▶ **AIM**
Pictures are not part of the copy. Retype the lines from the first one through the line that contains "y=alt.value(y0 - oy), y2=alt.value(y1".

▶ **DATA EXTRACT**
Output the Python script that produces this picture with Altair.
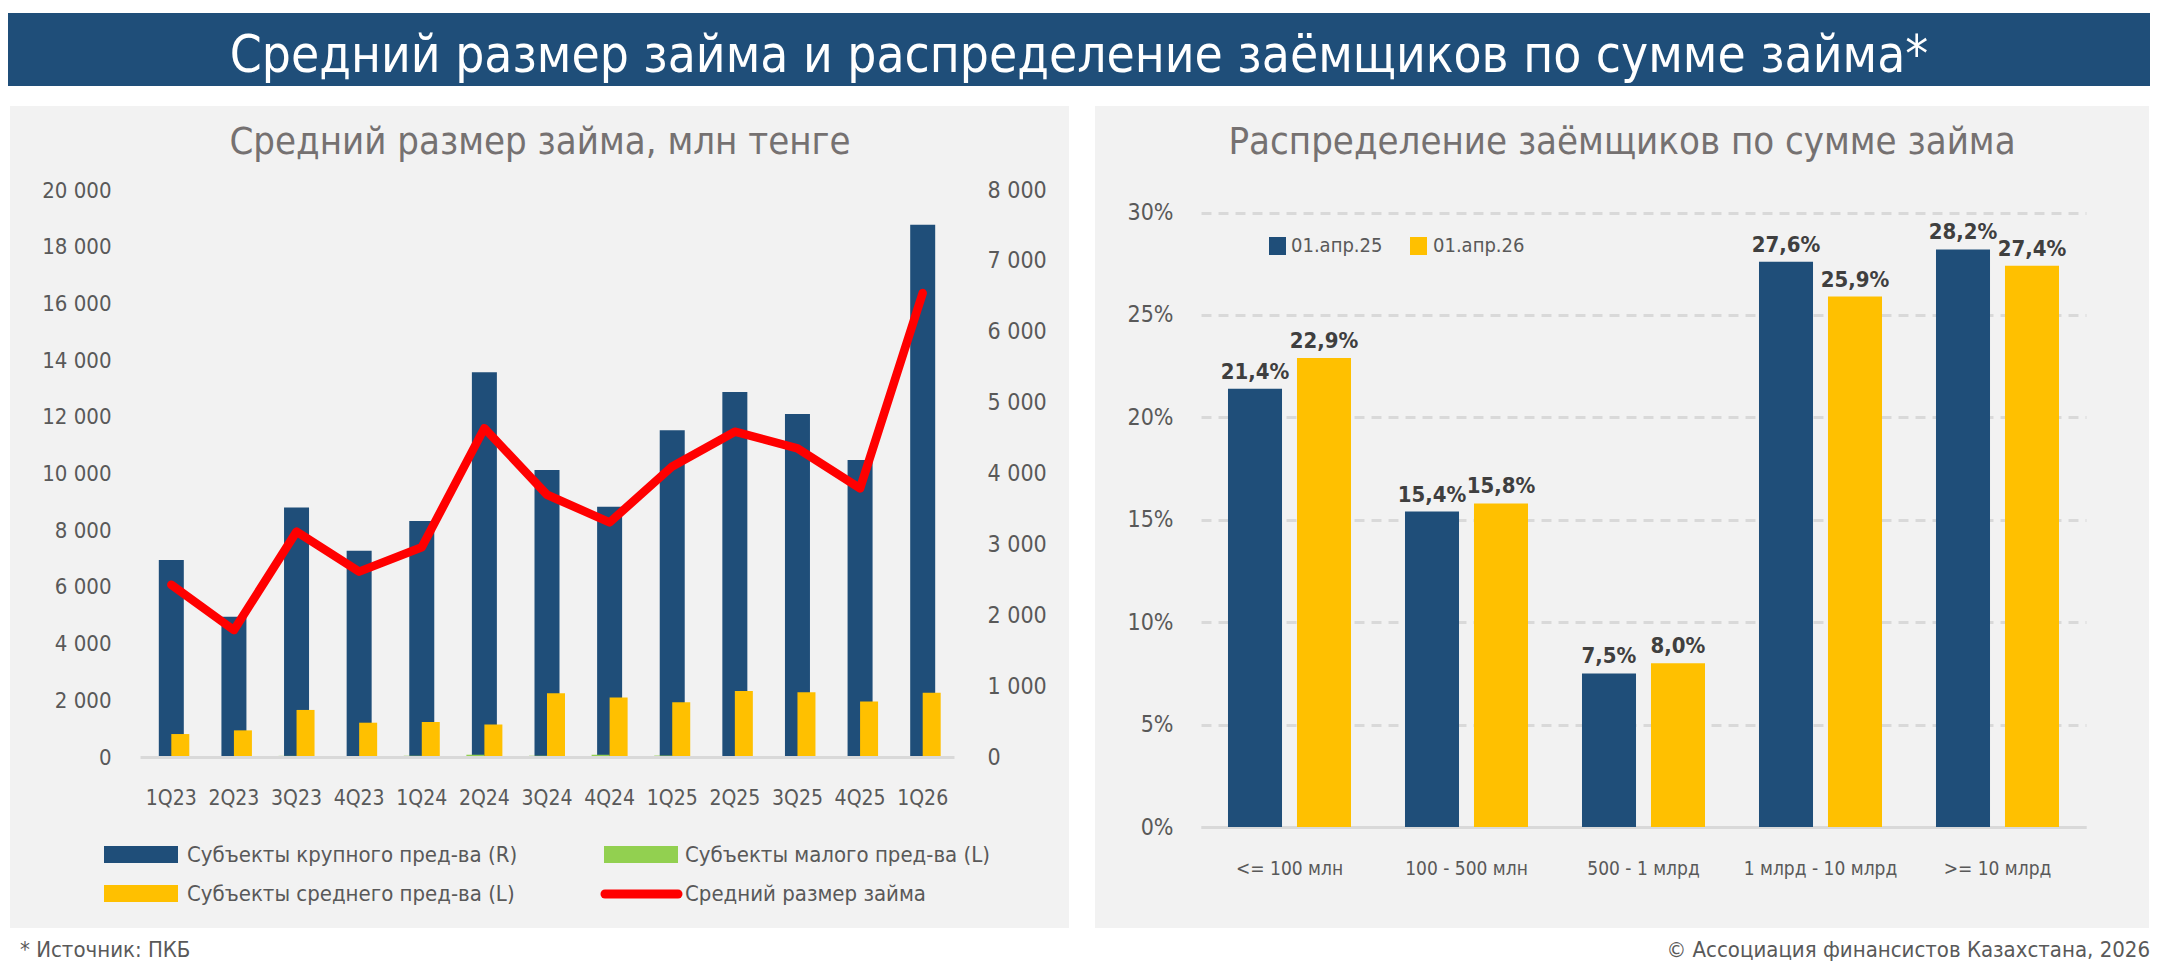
import altair as alt
import pandas as pd

FONT = "'Liberation Sans Narrow', 'DejaVu Sans Condensed', 'Roboto Condensed', Roboto, sans-serif"

# ---- data: average loan size by quarter ----
quarters = ["1Q23", "2Q23", "3Q23", "4Q23", "1Q24", "2Q24", "3Q24",
            "4Q24", "1Q25", "2Q25", "3Q25", "4Q25", "1Q26"]
large_biz = [2780, 1980, 3520, 2910, 3330, 5430, 4050, 3530, 4610, 5150, 4840, 4190, 7510]
small_biz = [15, 20, 40, 35, 40, 80, 45, 80, 50, 25, 30, 30, 20]
medium_biz = [810, 940, 1660, 1210, 1235, 1150, 2250, 2100, 1930, 2330, 2280, 1960, 2270]
avg_loan = [2430, 1790, 3180, 2615, 2960, 4640, 3700, 3310, 4100, 4590, 4355, 3790, 6545]

series_names = ["Субъекты крупного пред-ва (R)", "Субъекты малого пред-ва (L)",
                "Субъекты среднего пред-ва (L)", "Средний размер займа"]

# ---- data: borrowers by loan amount ----
buckets = ["<= 100 млн", "100 - 500 млн", "500 - 1 млрд", "1 млрд - 10 млрд", ">= 10 млрд"]
periods = ["01.апр.25", "01.апр.26"]
share_2025 = [21.4, 15.4, 7.5, 27.6, 28.2]
share_2026 = [22.9, 15.8, 8.0, 25.9, 27.4]

BLUE = "#1F4E79"
GREEN = "#92D050"
YELLOW = "#FFC000"
RED = "#FF0000"
PANEL = "#F2F2F2"
AXIS_TXT = "#595959"
TITLE_TXT = "#757171"
BASE = "#D9D9D9"

# page position of each plot area's top-left corner
LX, LY = 140, 190
RX, RY = 1201, 190
LW, LH = 814, 567
RW, RH = 885, 637

ONE = pd.DataFrame({"k": [0]})


def box(x0, x1, y0, y1, color, ox=LX, oy=LY):
    return alt.Chart(ONE).mark_rect(color=color).encode(
        x=alt.value(x0 - ox), x2=alt.value(x1 - ox),
        y=alt.value(y0 - oy), y2=alt.value(y1 - oy))


def text(t, x, y, size, color, align="left", baseline="middle",
         weight="normal", ox=LX, oy=LY):
    return alt.Chart(pd.DataFrame({"t": [t]})).mark_text(
        font=FONT, fontSize=size, color=color, align=align,
        baseline=baseline, fontWeight=weight).encode(
        text="t:N", x=alt.value(x - ox), y=alt.value(y - oy))


# ---------------- left chart ----------------
left_df = pd.DataFrame({"quarter": quarters, "large": large_biz, "avg": avg_loan})
lm_df = pd.DataFrame({
    "quarter": quarters * 2,
    "segment": [series_names[1]] * len(quarters) + [series_names[2]] * len(quarters),
    "value": small_biz + medium_biz,
})

x_q = alt.X("quarter:N", sort=quarters,
            scale=alt.Scale(domain=quarters, paddingInner=0, paddingOuter=0),
            axis=alt.Axis(title=None, labelFont=FONT, labelFontSize=21,
                          labelColor=AXIS_TXT, labelAngle=0, ticks=False,
                          domainColor=BASE, domainWidth=3, labelPadding=41,
                          labelBaseline="middle", labelLimit=0, zindex=1))

blue_bars = alt.Chart(left_df).mark_bar(size=25, color=BLUE).encode(
    x=x_q,
    y=alt.Y("large:Q", scale=alt.Scale(domain=[0, 8000], nice=False),
            axis=alt.Axis(orient="right", title=None, values=list(range(0, 8001, 1000)),
                          labelExpr="replace(format(datum.value, ','), ',', ' ')",
                          labelFont=FONT, labelFontSize=23, labelColor=AXIS_TXT,
                          ticks=False, domain=False, grid=False, labelPadding=33,
                          zindex=1)))

lm_bars = alt.Chart(lm_df).mark_bar().encode(
    x=x_q,
    xOffset=alt.XOffset("segment:N", sort=series_names[1:3],
                        scale=alt.Scale(domain=series_names[1:3], paddingInner=0,
                                        paddingOuter=0.7393)),
    y=alt.Y("value:Q", scale=alt.Scale(domain=[0, 20000], nice=False),
            axis=alt.Axis(orient="left", title=None, values=list(range(0, 20001, 2000)),
                          labelExpr="replace(format(datum.value, ','), ',', ' ')",
                          labelFont=FONT, labelFontSize=22, labelColor=AXIS_TXT,
                          ticks=False, domain=False, grid=False, labelPadding=29,
                          zindex=1)),
    color=alt.Color("segment:N", scale=alt.Scale(domain=series_names[1:3],
                                                 range=[GREEN, YELLOW]), legend=None))

avg_line = alt.Chart(left_df).mark_line(
    color=RED, strokeWidth=8.5, strokeJoin="round", strokeCap="round").encode(
    x=x_q,
    y=alt.Y("avg:Q", scale=alt.Scale(domain=[0, 8000], nice=False), axis=None))

legend_left = [
    box(104, 178, 846, 863, BLUE),
    text(series_names[0], 187, 855, 22, AXIS_TXT),
    box(604, 678, 846, 863, GREEN),
    text(series_names[1], 685, 855, 22, AXIS_TXT),
    box(104, 178, 885, 902, YELLOW),
    text(series_names[2], 187, 894, 22, AXIS_TXT),
    alt.Chart(ONE).mark_rule(color=RED, strokeWidth=9, strokeCap="round").encode(
        x=alt.value(605 - LX), x2=alt.value(678 - LX), y=alt.value(894 - LY)),
    text(series_names[3], 685, 894, 22, AXIS_TXT),
]

left = alt.layer(
    box(0, 2160, 0, 967, "white"),
    box(8, 2150, 13, 86, BLUE),
    box(10, 1069, 106, 928, PANEL),
    box(1095, 2149, 106, 928, PANEL),
    text("Средний размер займа и распределение заёмщиков по сумме займа*",
         1079, 72, 51, "white", align="center", baseline="alphabetic"),
    text("Средний размер займа, млн тенге", 540, 154, 38, TITLE_TXT,
         align="center", baseline="alphabetic"),
    blue_bars, lm_bars, avg_line,
    *legend_left,
    text("* Источник: ПКБ", 20, 950, 22, AXIS_TXT),
    text("© Ассоциация финансистов Казахстана, 2026", 2150, 950, 22, AXIS_TXT,
         align="right"),
).resolve_scale(y="independent").properties(width=LW, height=LH)

# ---------------- right chart ----------------
right_df = pd.DataFrame({
    "bucket": buckets * 2,
    "period": [periods[0]] * len(buckets) + [periods[1]] * len(buckets),
    "share": share_2025 + share_2026,
})

x_b = alt.X("bucket:N", sort=buckets,
            scale=alt.Scale(domain=buckets, paddingInner=0.305, paddingOuter=0.1525),
            axis=alt.Axis(title=None, labelFont=FONT, labelFontSize=19,
                          labelColor=AXIS_TXT, labelAngle=0, ticks=False,
                          domainColor=BASE, domainWidth=3, labelPadding=41,
                          labelBaseline="middle", labelLimit=0))
x_off = alt.XOffset("period:N", sort=periods,
                    scale=alt.Scale(domain=periods, paddingInner=0.217, paddingOuter=0))
y_s = alt.Y("share:Q", scale=alt.Scale(domain=[0, 31.1], nice=False),
            axis=alt.Axis(title=None, values=[0, 5, 10, 15, 20, 25, 30],
                          labelExpr="datum.value + '%'", labelFont=FONT,
                          labelFontSize=23, labelColor=AXIS_TXT, ticks=False,
                          domain=False, grid=True, gridColor=BASE, gridWidth=3,
                          gridDash=[10, 7], labelPadding=28))

share_bars = alt.Chart(right_df).mark_bar().encode(
    x=x_b, xOffset=x_off, y=y_s,
    color=alt.Color("period:N", scale=alt.Scale(domain=periods, range=[BLUE, YELLOW]),
                    legend=None))

share_text = alt.Chart(right_df).transform_calculate(
    lbl="replace(format(datum.share, '.1f'), '.', ',') + '%'"
).mark_text(font=FONT, fontSize=22, fontWeight="bold", color="#3F3F3F",
            baseline="alphabetic", dy=-10).encode(
    x=x_b, xOffset=x_off, y=y_s, text="lbl:N")

right = alt.layer(
    share_bars, share_text,
    box(1269, 1286, 237, 255, BLUE, RX, RY),
    text(periods[0], 1291, 246, 20, AXIS_TXT, ox=RX, oy=RY),
    box(1410, 1427, 237, 255, YELLOW, RX, RY),
    text(periods[1], 1433, 246, 20, AXIS_TXT, ox=RX, oy=RY),
    text("Распределение заёмщиков по сумме займа", 1622, 154, 38, TITLE_TXT,
         align="center", baseline="alphabetic", ox=RX, oy=RY),
).properties(width=RW, height=RH)

chart = alt.hconcat(left, right, spacing=RX - (LX + LW), bounds="flush").resolve_scale(
    color="independent", xOffset="independent"
).properties(padding=0).configure(background="white").configure_view(strokeWidth=0)

chart.save("out.html", embed_options={"renderer": "svg", "actions": False})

▶ **COMPLETED EXERCISE**
Output the Python script that produces this picture with Altair.
import altair as alt
import pandas as pd

FONT = "'Liberation Sans Narrow', 'DejaVu Sans Condensed', 'Roboto Condensed', Roboto, sans-serif"

# ---- data: average loan size by quarter ----
quarters = ["1Q23", "2Q23", "3Q23", "4Q23", "1Q24", "2Q24", "3Q24",
            "4Q24", "1Q25", "2Q25", "3Q25", "4Q25", "1Q26"]
large_biz = [2780, 1980, 3520, 2910, 3330, 5430, 4050, 3530, 4610, 5150, 4840, 4190, 7510]
small_biz = [15, 20, 40, 35, 40, 80, 45, 80, 50, 25, 30, 30, 20]
medium_biz = [810, 940, 1660, 1210, 1235, 1150, 2250, 2100, 1930, 2330, 2280, 1960, 2270]
avg_loan = [2430, 1790, 3180, 2615, 2960, 4640, 3700, 3310, 4100, 4590, 4355, 3790, 6545]

series_names = ["Субъекты крупного пред-ва (R)", "Субъекты малого пред-ва (L)",
                "Субъекты среднего пред-ва (L)", "Средний размер займа"]

# ---- data: borrowers by loan amount ----
buckets = ["<= 100 млн", "100 - 500 млн", "500 - 1 млрд", "1 млрд - 10 млрд", ">= 10 млрд"]
periods = ["01.апр.25", "01.апр.26"]
share_2025 = [21.4, 15.4, 7.5, 27.6, 28.2]
share_2026 = [22.9, 15.8, 8.0, 25.9, 27.4]

BLUE = "#1F4E79"
GREEN = "#92D050"
YELLOW = "#FFC000"
RED = "#FF0000"
PANEL = "#F2F2F2"
AXIS_TXT = "#595959"
TITLE_TXT = "#757171"
BASE = "#D9D9D9"

# page position of each plot area's top-left corner
LX, LY = 140, 190
RX, RY = 1201, 190
LW, LH = 814, 567
RW, RH = 885, 637

ONE = pd.DataFrame({"k": [0]})


def box(x0, x1, y0, y1, color, ox=LX, oy=LY):
    return alt.Chart(ONE).mark_rect(color=color).encode(
        x=alt.value(x0 - ox), x2=alt.value(x1 - ox),
        y=alt.value(y0 - oy), y2=alt.value(y1 - oy))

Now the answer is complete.